Israel demolishes Gaza buildings in prelude to pullout

SHIRAT HAYAM, Gaza Strip (AP) — Israeli bulldozers knocked down a row of abandoned buildings next to this seaside settlement on Sunday, clashing with Jewish settlers in the first military operation aimed at heading off opposition to Israel’s planned withdrawal from the Gaza Strip.
In a foretaste of what could lie ahead, troops scuffled with the young settlers, who taunted the soldiers, climbed on bulldozers and lay in front of one of the mammoth vehicles to prevent it from carrying out the demolitions.

One Israeli soldier was punished for siding with the settlers.

Under the withdrawal, set to begin in mid-August, Israel plans to uproot all 8,500 Jewish settlers in Gaza, as well as about 500 residents of four small settlements in the West Bank. Settlers strongly oppose the plan, and Israeli officials fear that extremists among the pullout opponents could turn violent.

The buildings demolished Sunday were former Egyptian resort cottages that were abandoned after Israel captured Gaza 38 years ago.

Pullout opponents had planned on moving into the structures to reinforce resistance during the withdrawal. The cottages are near a derelict beachfront hotel in Gaza where hundreds of opponents already have barricaded themselves.

As the troops arrived to carry out the demolitions, they were confronted by several dozen young activists, most of them Orthodox Jews. “Jews don’t expel Jews,” the activists shouted at the soldiers. Several settlers climbed onto a bulldozer, and a small group holed up under one vehicle to block its path.

The crowd scuffled with soldiers who dragged several protesters away. The army said 10 Israeli civilians and 10 soldiers and police officers were injured, none seriously.

The army said 11 structures were demolished, and the beach was littered with concrete rubble after the operation.

The army said the area would remain a closed military zone until the rubble is removed. It didn’t have a timetable for the cleanup.

“The Israeli military strongly rejects violent behaviour against its soldiers by extremist elements,” the army said in a statement.

During the operation, a soldier began shouting at his comrades and expressing opposition to the mission. The army said the soldier’s weapon was taken away, and he was escorted away.
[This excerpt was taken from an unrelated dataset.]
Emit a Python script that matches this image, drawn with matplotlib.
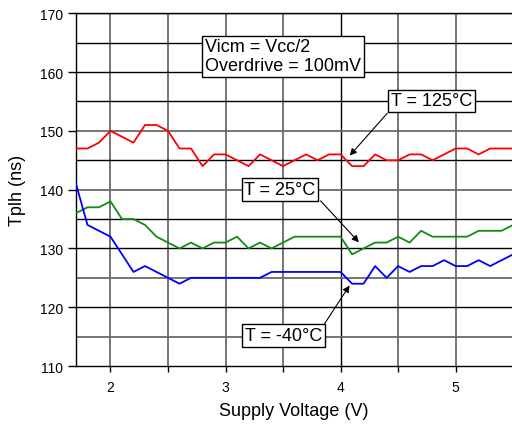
import numpy as np
import matplotlib
matplotlib.use('Agg')
import matplotlib.pyplot as plt

plt.rcParams['font.family'] = ['Liberation Sans', 'DejaVu Sans']
plt.rcParams['font.size'] = 10

# supply voltage (V)
vcc = [1.7, 1.8, 1.9, 2.0, 2.1, 2.2, 2.3, 2.4, 2.5, 2.6, 2.7, 2.8, 2.9,
       3.0, 3.1, 3.2, 3.3, 3.4, 3.5, 3.6, 3.7, 3.8, 3.9, 4.0, 4.1, 4.2,
       4.3, 4.4, 4.5, 4.6, 4.7, 4.8, 4.9, 5.0, 5.1, 5.2, 5.3, 5.4, 5.5]

# Tplh (ns)
t_125 = [147, 147, 148, 150, 149, 148, 151, 151, 150, 147, 147, 144, 146,
         146, 145, 144, 146, 145, 144, 145, 146, 145, 146, 146, 144, 144,
         146, 145, 145, 146, 146, 145, 146, 147, 147, 146, 147, 147, 147]
t_25 = [136, 137, 137, 138, 135, 135, 134, 132, 131, 130, 131, 130, 131,
        131, 132, 130, 131, 130, 131, 132, 132, 132, 132, 132, 129, 130,
        131, 131, 132, 131, 133, 132, 132, 132, 132, 133, 133, 133, 134]
t_m40 = [141, 134, 133, 132, 129, 126, 127, 126, 125, 124, 125, 125, 125,
         125, 125, 125, 125, 126, 126, 126, 126, 126, 126, 126, 124, 124,
         127, 125, 127, 126, 127, 127, 128, 127, 127, 128, 127, 128, 129]

fig = plt.figure(figsize=(5.12, 4.27), dpi=100)
ax = fig.add_axes([0.1484, 0.1405, 0.8516, 0.826])

ax.set_xlim(1.7, 5.49)
ax.set_ylim(110, 170)

# grid
for xv in np.arange(2.0, 5.01, 0.5):
    c = 'black' if xv == 4.0 else '#6a6a6a'
    ax.axvline(xv, color=c, lw=1.3 if c != 'black' else 1.0, zorder=1)
for yv in range(115, 171, 5):
    c = '#6a6a6a' if yv in (150, 140, 125, 115) else 'black'
    ax.axhline(yv, color=c, lw=1.3 if c != 'black' else 1.0, zorder=1)

ax.plot(vcc, t_125, color='#ff0000', lw=1.3, zorder=3)
ax.plot(vcc, t_25, color='#138a13', lw=1.3, zorder=3)
ax.plot(vcc, t_m40, color='#0000ff', lw=1.3, zorder=3)

ax.set_xticks([2, 3, 4, 5])
ax.set_xticks(np.arange(2.5, 5.1, 1.0), minor=True)
ax.set_yticks(range(110, 171, 10))
ax.tick_params(axis='x', which='both', direction='out', length=4, width=1, pad=6)
ax.tick_params(axis='y', direction='out', length=6, width=1, pad=3)
ax.tick_params(labelsize=10)

for s in ['right']:
    ax.spines[s].set_visible(False)
for s in ['left', 'bottom', 'top']:
    ax.spines[s].set_linewidth(1.0)

ax.set_xlabel('Supply Voltage (V)', fontsize=13, labelpad=6)
ax.set_ylabel('Tplh (ns)', fontsize=13, labelpad=10)

box = dict(boxstyle='square,pad=0.15', fc='white', ec='black', lw=1.0)
ax.text(2.82, 162.7, 'Vicm = Vcc/2\nOverdrive = 100mV', fontsize=13,
        ha='left', va='center', bbox=box, zorder=5, linespacing=1.15)
ax.text(4.79, 155.1, 'T = 125°C', fontsize=13, ha='center', va='center',
        bbox=box, zorder=5)
ax.text(3.474, 140.0, 'T = 25°C', fontsize=13, ha='center', va='center',
        bbox=box, zorder=5)
ax.text(3.504, 115.2, 'T = -40°C', fontsize=13, ha='center', va='center',
        bbox=box, zorder=5)

arrow = dict(arrowstyle='-|>', color='black', lw=0.8, mutation_scale=10,
             shrinkA=0, shrinkB=0)
ax.annotate('', xy=(4.08, 145.8), xytext=(4.406, 153.0), arrowprops=arrow, zorder=6)
ax.annotate('', xy=(4.159, 131.05), xytext=(3.826, 138.1), arrowprops=arrow, zorder=6)
ax.annotate('', xy=(4.078, 123.7), xytext=(3.861, 117.2), arrowprops=arrow, zorder=6)

fig.savefig('out.png', dpi=100)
“This is not justice,” the soldier, Avi Bieber, said to reporters as he was taken away. The army issued a statement saying the soldier refused a disciplinary hearing, demanding a court martial, and an officer would decide between the two, Hannah Apickar, a resident of Shirat Hayam, said Sunday’s scuffle was a sign of things to come.

“We don’t want a civil war, we’re against a civil war,” she told Channel 2 TV. “We haven’t been violent, but you have to understand that when we see something like this here, we shall oppose it. We shall not let the bulldozers reach our area.” The government has offered compensation and new homes to uprooted settlers. On Sunday, the Israeli Cabinet sweetened the offer by approving additional concessions, including deeply discounted land in a prime coastal area not far from Gaza.

The army is preparing for the possibility of soldiers disobeying orders, civil disobedience and even armed resistance by settlers during the withdrawal. Israel also has said it will be ready for possible attacks on settlers or soldiers by Palestinian fighters.

Palestinian leader Mahmoud Abbas has said his security forces will ensure quiet from the Palestinian side during the pullout.

Israeli Prime Minister Ariel Sharon proposed the withdrawal more than a year ago as a step to improve Israeli security and beef up control over large blocs of settlements in the West Bank, where the vast majority of Israeli settlers live. The Palestinians claim all of Gaza and the West Bank for a future independent state.

Sharon has continued expanding West Bank settlements, drawing sharp criticism from US Secretary of State Condoleezza Rice during her recent trip to the region, Israeli officials said Sunday.

The officials, who were present at a meeting where Rice criticised the construction, said she was displeased by construction she saw when travelling from Jerusalem to the West Bank city of Ramallah for meetings with Palestinian leaders. The officials spoke on condition of anonymity because of the sensitivity of their positions.

Friction between the US and Israel has surfaced over different readings of President George W. Bush’s April 2004 letter that a final peace settlement would have to take Israel’s main settlement blocs into account.

Israel has interpreted the document as a green light to build in its largest settlement, Maaleh Adumim and other established West Bank communities, and to expropriate Palestinian land in annexed East Jerusalem, which the Palestinians claim for their capital.

The US maintains that any new construction violates the US-backed “road map” peace plan, which Washington hopes to revive after the Gaza pullout.